Growing up, my grandparents recounted their experiences with the partition and how they fell in love at a refugee camp. But mostly, their stories had a tinge of trauma and rightfully so. After reading Aanchal Malhotra’s Remants of a Separation, I was also inspired to ask them if they could dig up something that they carried with them to India from Dera Ismail Khan. My grandmother earlier claimed she had no memory of it, but on prodding, she said she had a necklace and a shawl her mother had made her. After opening seven trunks, we saw the two things, still intact, that not only made her relive her days in a house that no longer exists, but also made her cry like we had never seen before. Although close to her heart, she decided to part with them and handed them down to me and it became a part of my wedding trousseau.

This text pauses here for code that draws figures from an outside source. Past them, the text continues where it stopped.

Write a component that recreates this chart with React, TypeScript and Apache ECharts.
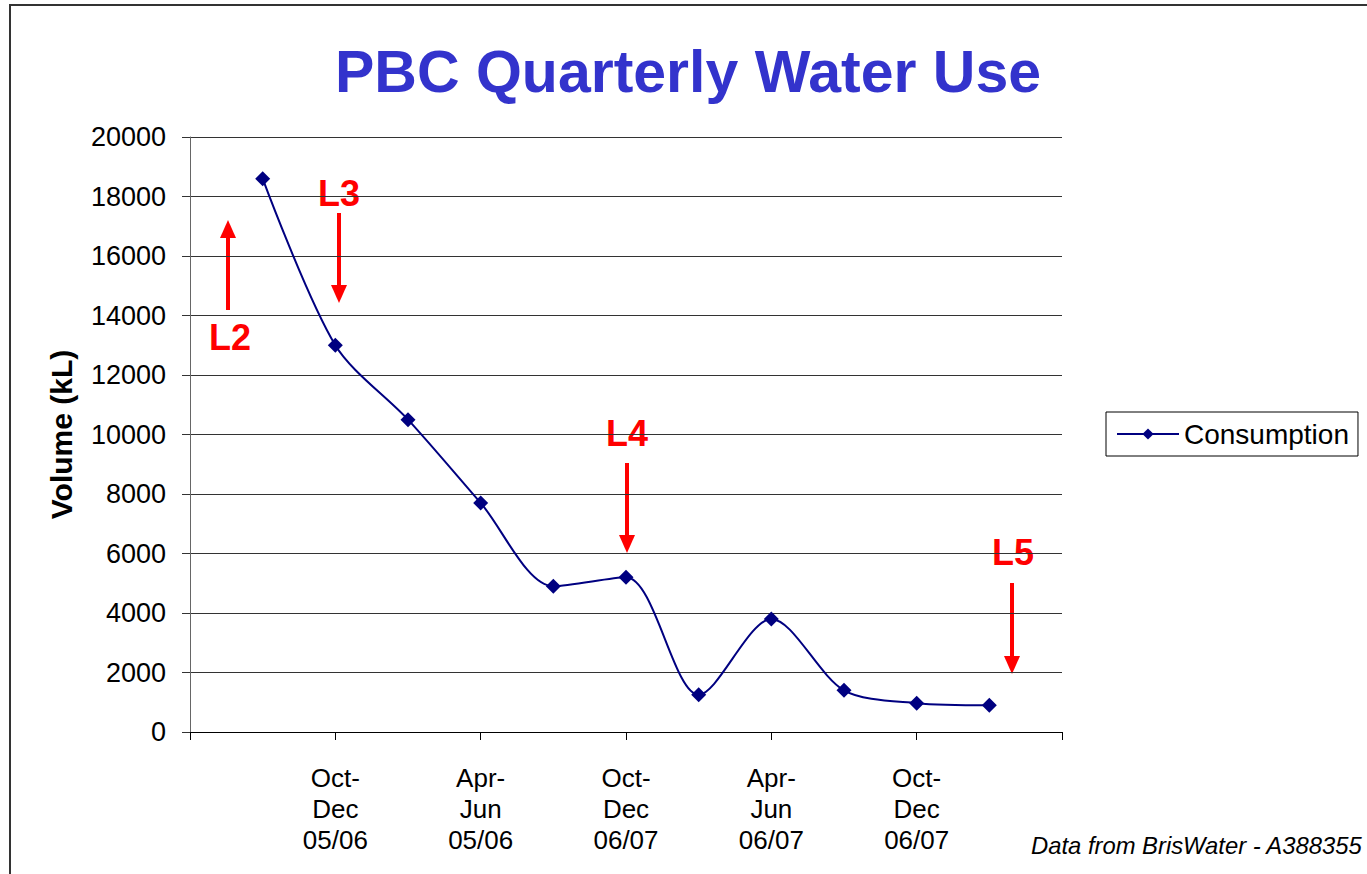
import React, { useEffect, useRef } from "react";
import * as echarts from "echarts";

// Quarter categories (first and last are empty padding slots on the axis)
const categories = [
  "",
  "Jul-Sep 05/06",
  "Oct-Dec 05/06",
  "Jan-Mar 05/06",
  "Apr-Jun 05/06",
  "Jul-Sep 06/07",
  "Oct-Dec 06/07",
  "Jan-Mar 06/07",
  "Apr-Jun 06/07",
  "Jul-Sep 07/08",
  "Oct-Dec 06/07",
  "Jan-Mar 07/08",
  "",
];

// Consumption in kL per quarter (slots 1..11)
const consumption = [18600, 13000, 10500, 7700, 4900, 5200, 1250, 3800, 1400, 970, 900];

const yTicks = { min: 0, max: 20000, interval: 2000 };

const FONT = '"Liberation Sans", Arial, Helvetica, sans-serif';
const RED = "#FF0000";
const NAVY = "#000080";

function arrow(x: number, tail: number, tip: number) {
  const dir = tip > tail ? 1 : -1;
  const headLen = 18;
  const headHalf = 8;
  const base = tip - dir * headLen;
  return [
    {
      type: "line",
      shape: { x1: x, y1: tail, x2: x, y2: base },
      style: { stroke: RED, lineWidth: 4 },
      silent: true,
    },
    {
      type: "polygon",
      shape: {
        points: [
          [x - headHalf, base],
          [x + headHalf, base],
          [x, tip],
        ],
      },
      style: { fill: RED },
      silent: true,
    },
  ];
}

function label(text: string, x: number, y: number) {
  return {
    type: "text",
    x,
    y,
    silent: true,
    style: {
      text,
      fill: RED,
      font: `bold 36px ${FONT}`,
      align: "center",
      verticalAlign: "middle",
    },
  };
}

export default function App() {
  const ref = useRef<HTMLDivElement>(null);

  useEffect(() => {
    if (!ref.current) return;
    const chart = echarts.init(ref.current, null, { renderer: "svg" });
    const seriesData = ["-", ...consumption, "-"];

    chart.setOption({
      animation: false,
      backgroundColor: "#ffffff",
      textStyle: { fontFamily: FONT },
      grid: {
        left: 190,
        right: 305,
        top: 137,
        bottom: 142,
        outerBoundsMode: "none",
      },
      legend: {
        left: 1106,
        top: 412,
        padding: [8, 9, 8, 10],
        borderColor: "#000",
        borderWidth: 1,
        itemWidth: 62,
        itemHeight: 14,
        itemGap: 0,
        textStyle: { fontSize: 28, color: "#000", fontFamily: FONT },
        data: ["Consumption"],
      },
      xAxis: {
        type: "category",
        data: categories,
        boundaryGap: false,
        axisLine: { show: true, lineStyle: { color: "#000", width: 1 } },
        axisTick: { show: true, interval: 1, length: 8, lineStyle: { color: "#000" } },
        axisLabel: {
          interval: 1,
          margin: 30,
          fontSize: 26,
          lineHeight: 31,
          color: "#000",
          fontFamily: FONT,
          formatter: (v: string) => v.replace("-", "-\n").replace(" ", "\n"),
        },
        splitLine: { show: false },
      },
      yAxis: {
        type: "value",
        min: yTicks.min,
        max: yTicks.max,
        interval: yTicks.interval,
        name: "Volume (kL)",
        nameLocation: "middle",
        nameGap: 114,
        nameRotate: 90,
        nameTextStyle: { fontSize: 30, fontWeight: "bold", color: "#000", fontFamily: FONT },
        axisLine: { show: true, lineStyle: { color: "#666", width: 1 } },
        axisTick: { show: true, length: 8, lineStyle: { color: "#333" } },
        axisLabel: {
          margin: 24,
          fontSize: 27,
          color: "#000",
          fontFamily: FONT,
          formatter: (v: number) => String(v),
        },
        splitLine: { show: true, lineStyle: { color: "#333", width: 1 } },
      },
      series: [
        {
          name: "Consumption",
          type: "line",
          data: seriesData,
          smooth: 0.3,
          symbol: "diamond",
          symbolSize: 15,
          lineStyle: { color: NAVY, width: 2 },
          itemStyle: { color: NAVY },
          z: 5,
        },
      ],
      graphic: [
        {
          type: "rect",
          shape: { x: 10, y: 5, width: 1400, height: 900 },
          style: { fill: "none", stroke: "#333", lineWidth: 2 },
          silent: true,
          z: -1,
        },
        {
          type: "text",
          x: 688,
          y: 72,
          silent: true,
          style: {
            text: "PBC Quarterly Water Use",
            fill: "#3333CC",
            font: `bold 59px ${FONT}`,
            align: "center",
            verticalAlign: "middle",
          },
        },
        ...arrow(228, 310, 220),
        label("L2", 230, 337),
        ...arrow(339, 213, 303),
        label("L3", 339, 193),
        ...arrow(627, 463, 553),
        label("L4", 627, 433),
        ...arrow(1012, 583, 674),
        label("L5", 1013, 552),
        {
          type: "text",
          x: 1031,
          y: 845,
          silent: true,
          style: {
            text: "Data from BrisWater - A388355",
            fill: "#000",
            font: `italic 23.8px ${FONT}`,
            align: "left",
            verticalAlign: "middle",
          },
        },
      ],
    });

    return () => chart.dispose();
  }, []);

  return (
    <div
      ref={ref}
      style={{ position: "fixed", left: 0, top: 0, width: 1367, height: 874, background: "#fff" }}
    />
  );
}
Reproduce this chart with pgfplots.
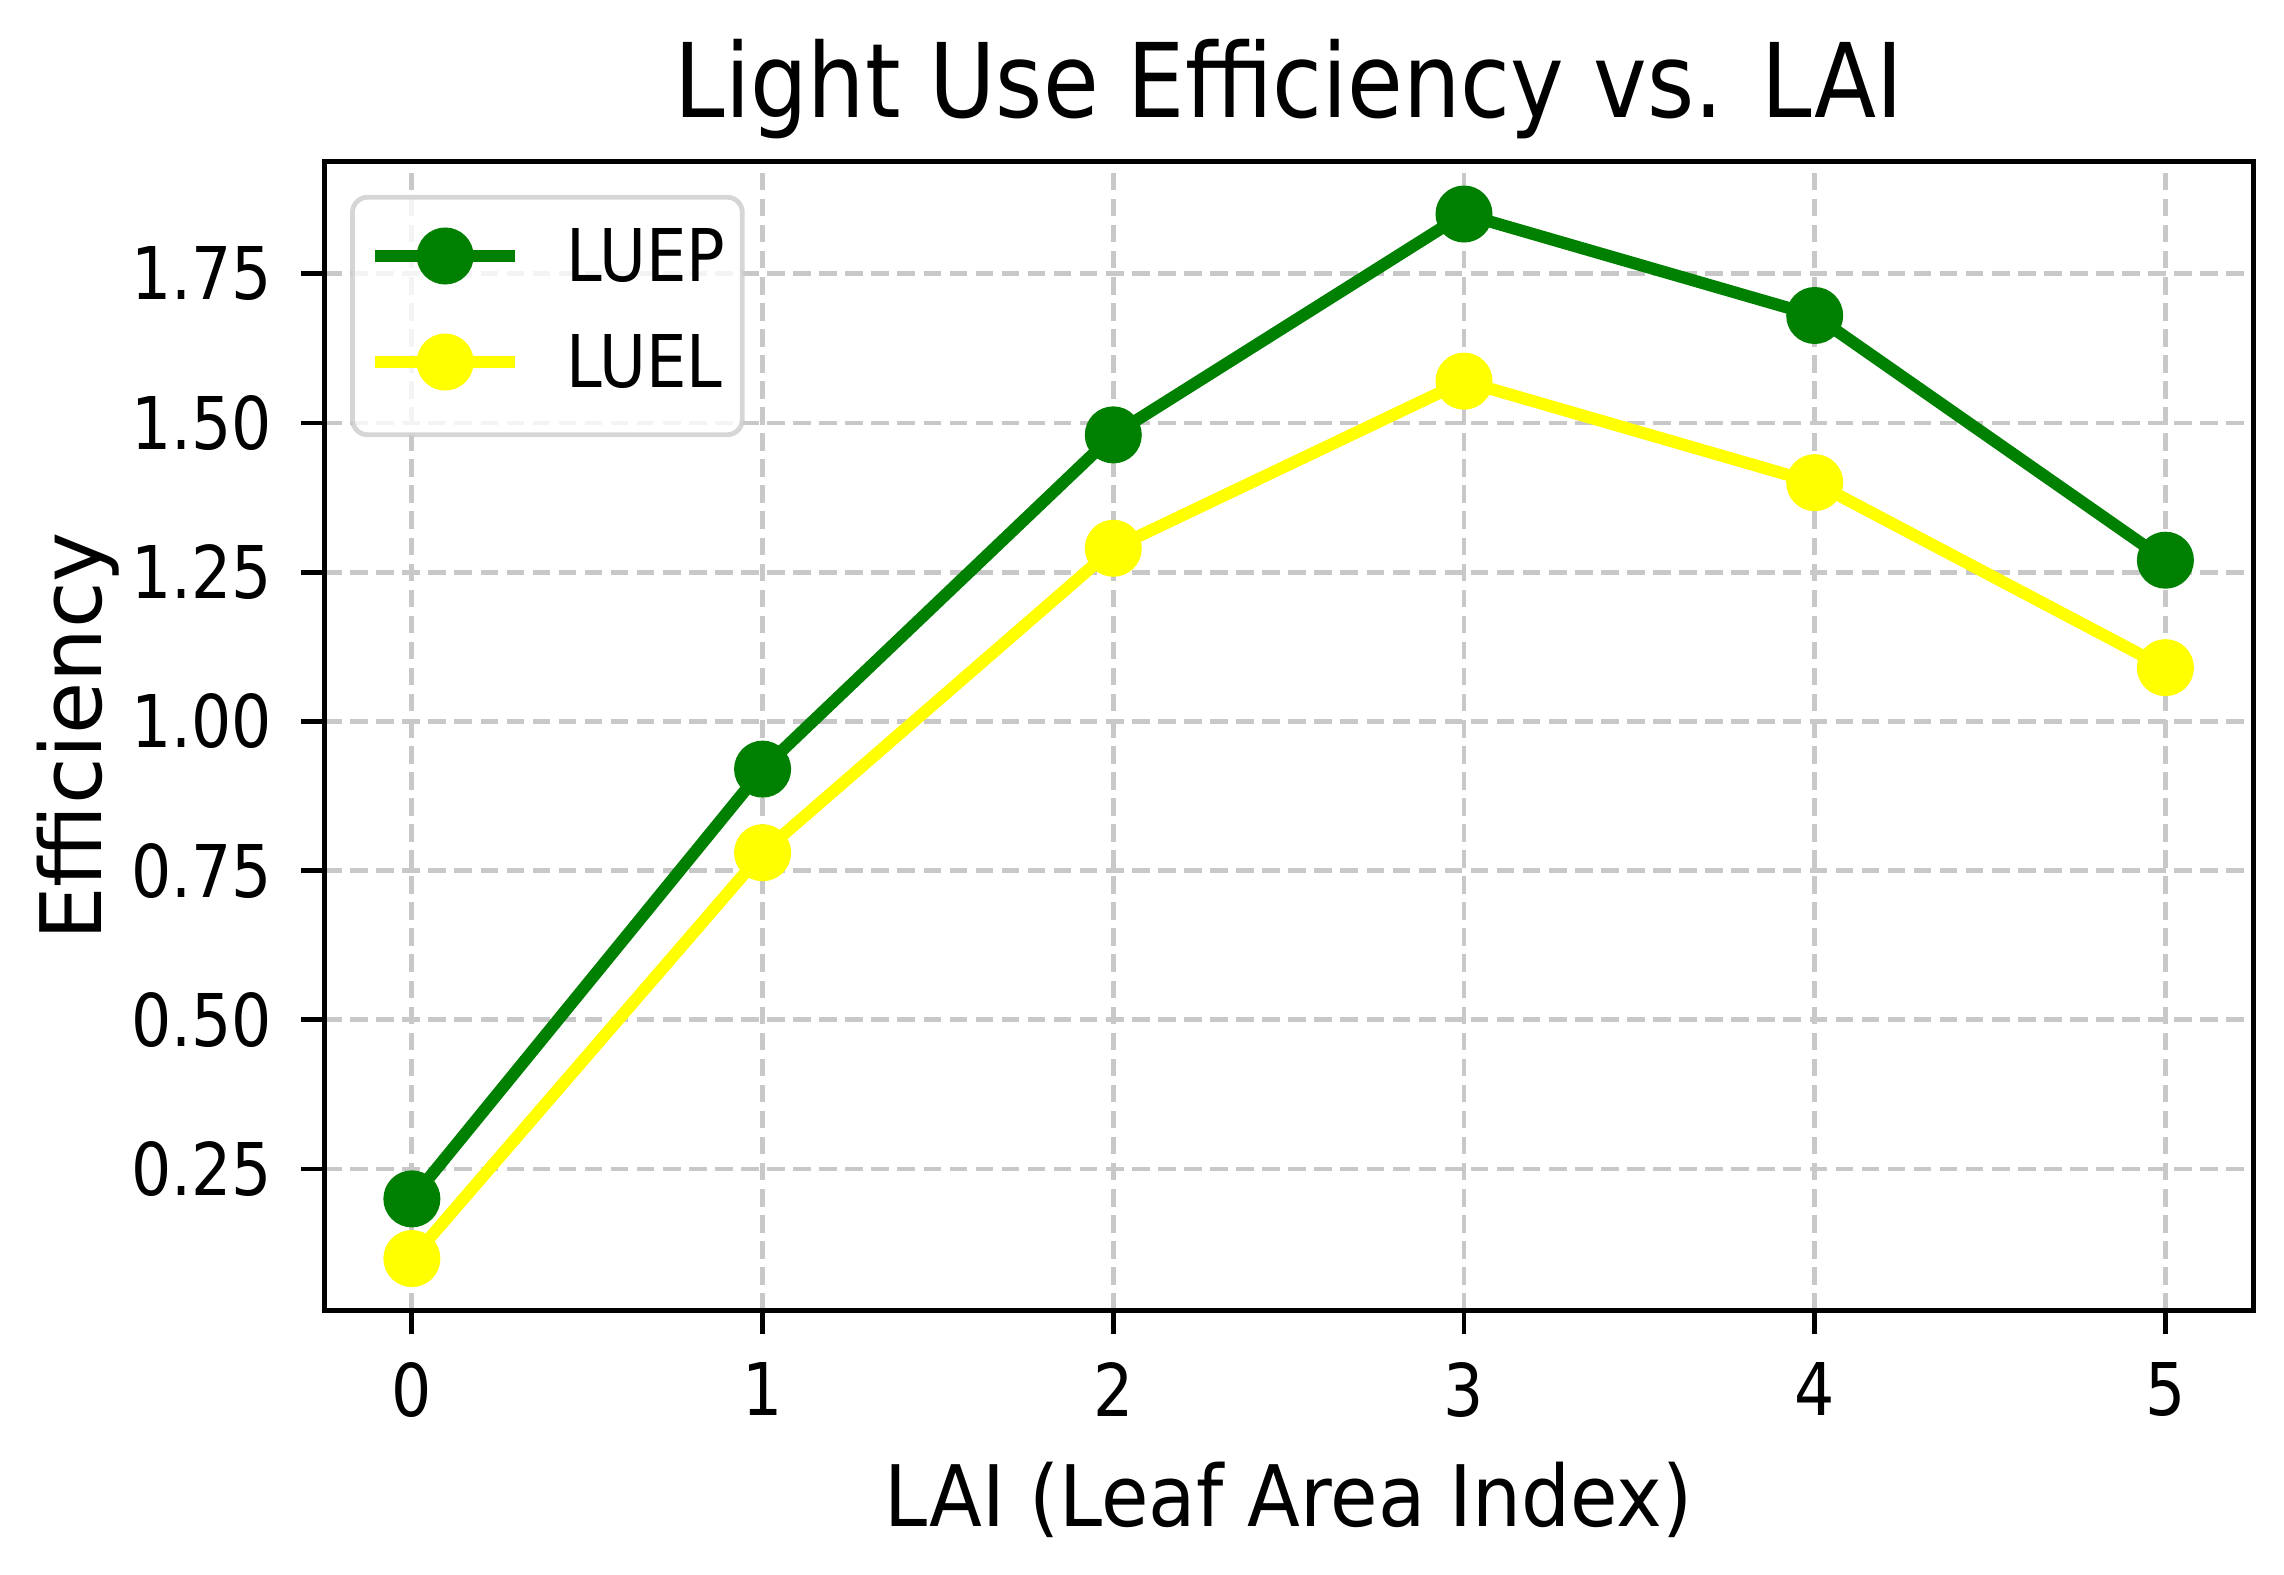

This made me miss her a little less at my wedding which she couldn’t attend, thanks to Covid-19.

books we read

Brian Carvalho’s picks:

Elon Musk: How the Billionaire CEO of SpaceX and Tesla is Shaping our Future, by Ashley Vance

Tesla’s amazing run in 2020 had me reaching out for this 2015 biography that was gathering dust on the bookshelf. Musk’s allure for me, though, is not that he’s now the second most richest man on the planet (and probably soon No 1); rather, it is his obsessive zeal for genuine innovation at a time when internet businesses and apps are considered the Holy Grail of innovation that propels him into another league; he is after all the man who put all the money he raked in by selling his stakes in Zip2 and PayPal to change the way cars are made and sold as well as the fuel that drives these cars. And he’s also the man with that crazy dream of becoming the “Southwest Airlines of Space.” With every passing day, that dream— which includes putting humans on Mars—appears less crazy.

Mind Master: Winning Lessons from a Champion’s Life, Viswanathan Anand with Susan Ninan

The lessons from a chess World No 1 and five-time World Championship title winner are relevant even if you’re not a pawn-pusher. They’re cerebral, but also easy-to-digest nuggets, often laced with emotions of the highs and lows that come with winning and losing. Turn to any page, and you are likely to find learning that you could choose to apply. Example: “The mind only recovers emotionally when it can replace an old memory a new, more pleasant one.” Or: “After a bad game I tend to find myself in the gym, running. When I’m on the treadmill, I feel the anger like a raw nerve and the first thing that flashes in my mind when I get off is that the loss is real, still fresh and hurting, and the memory of it hasn’t gone away. But I’m sweating, perhaps slightly exhausted, so I go for a shower, eat and then doze off, and the next morning I always wake up feeling better.” Kudos to co-author Susan Ninan for the engaging and anecdote-laden style of writing.